As we wait for Apple to announce Q3 08 earnings, the media hacks are falling into the predictable pattern of making some news they wait for the earnings report. The story du jour revolves around Steve Jobs, specifically his health and how thin he looked at WWDC. The pressure is growing on Apple to outline a succession plan.
Today's series of stories can be traced back to a piece in the New York Post:
Apple is due to report earnings today, but many investors and analysts remain as interested in news of the condition of the tech titan - who is a survivor of pancreatic cancer - as they are in the numbers themselves.
"Apple's hedge fund investors are very worried," said a Wall Street source who has spoken with some of the company's stakeholders.
One investor polled by The Post acknowledged to recently selling down his stake by "a few million shares" as a hedge in case any more bad news comes out about Jobs' health.
And the money quote:
Part of the reason for the concern over Jobs' health - aside from genuine sympathy - is that Apple has no succession plan in place. A good deal of Apple's worth is tied to its leader.

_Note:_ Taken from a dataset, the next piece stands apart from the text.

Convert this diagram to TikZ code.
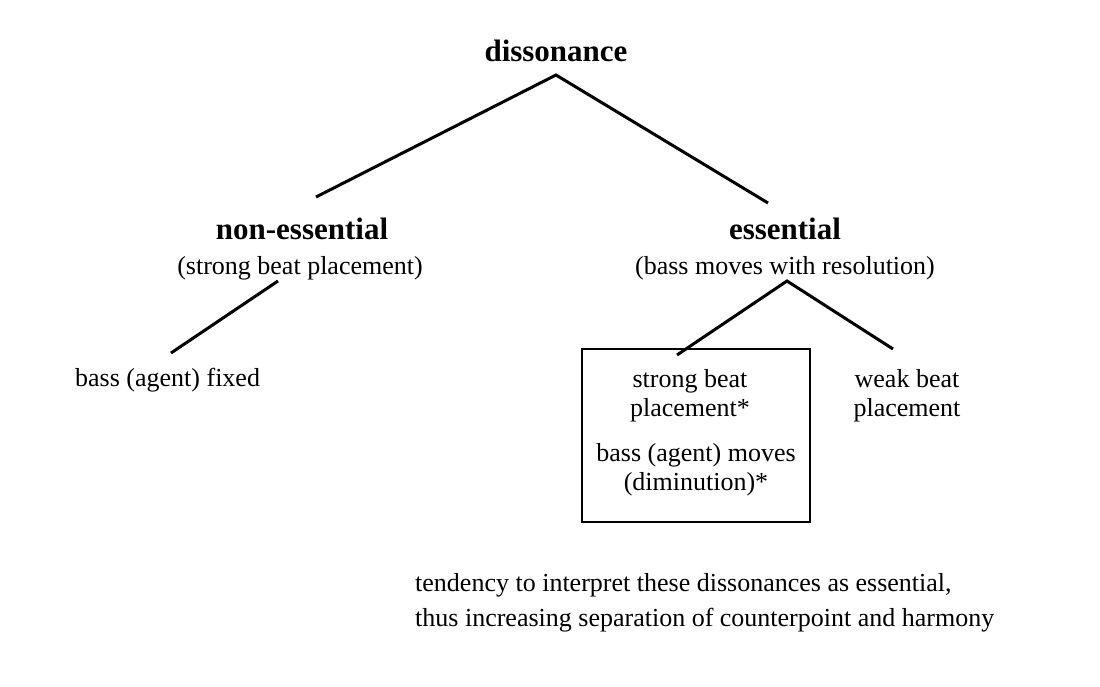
\documentclass[tikz,border=0pt]{standalone}
\usepackage{fontspec}
\setmainfont{Liberation Serif}
\begin{document}
\begin{tikzpicture}[x=1pt,y=-1pt,
  txt/.style={font=\fontsize{26}{29}\selectfont, inner sep=0pt, anchor=base},
  head/.style={font=\fontsize{31}{34}\selectfont\bfseries, inner sep=0pt, anchor=base},
  edge/.style={line width=3pt},
  frame/.style={draw, line width=2pt}]
\useasboundingbox (0,0) rectangle (1100,687);
% texts
\node[head] (dis) at (556,62) {dissonance};
\node[head] (nonh) at (302,240) {non-essential};
\node[txt] (nons) at (300,274) {(strong beat placement)};
\node[head] (esh) at (785,240) {essential};
\node[txt] (ess) at (785,274) {(bass moves with resolution)};
\node[txt,anchor=base west] (fixed) at (75,386) {bass (agent) fixed};
\node[txt] (sb1) at (690,387) {strong beat};
\node[txt] (sb2) at (690,416) {placement*};
\node[txt] (bm1) at (696,461) {bass (agent) moves};
\node[txt] (bm2) at (696,490) {(diminution)*};
\node[txt] (wb1) at (907,387) {weak beat};
\node[txt] (wb2) at (907,416) {placement};
\node[txt,anchor=base west] (t1) at (415,591) {tendency to interpret these dissonances as essential,};
\node[txt,anchor=base west] (t2) at (415,626) {thus increasing separation of counterpoint and harmony};
% box
\node[frame, minimum width=228pt, minimum height=173pt, inner sep=0pt] (box) at (696,435.5) {};
% connector ends
\coordinate (dtop) at (556,75);
\coordinate (nonTop) at (316,197);
\coordinate (esTop) at (768,203);
\coordinate (nonBot) at (278,281);
\coordinate (fixTop) at (171,353);
\coordinate (esBot) at (787,281);
\coordinate (sbTop) at (677,355);
\coordinate (wbTop) at (893,349);
\draw[edge] (nonTop) -- (dtop) -- (esTop);
\draw[edge] (nonBot) -- (fixTop);
\draw[edge] (sbTop) -- (esBot) -- (wbTop);
\end{tikzpicture}
\end{document}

Silicon Alley Insider picks up where the New York Post left the story and runs with it:
But at some point Apple is going to have get more specific, and convince Wall Street that it has a clear idea of what it intends to do if needs to replace Steve. Even if he's in the the best of health -- and we hope he is -- he can't run Apple forever. Time to acknowledge that, and time start figuring out what will happen when the company needs new leadership.
So, does Apple need to announce a post Steve Jobs plan? Personally, I don't think so, and at any rate, it wouldn't make any difference. If there's a whisper of bad news from Apple concerning Jobs' health then the outcome is predictable - in the short term the stock will take a severe battering, but following that, Apple will continue doing what's been working for them in recent years and stock prices will recover. While I agree that Jobs was pivotal to Apple's turnaround, I'm pretty sure that Apple could continue to be successful with or without Jobs at the helm.
On a more personal note, I wish Steve Jobs all the best with his health. However, if his health is shaky, I'd hate to think that he feels compelled to stay on at Apple simply for the sake of the company's stock price. After all, there are more important things in life than money.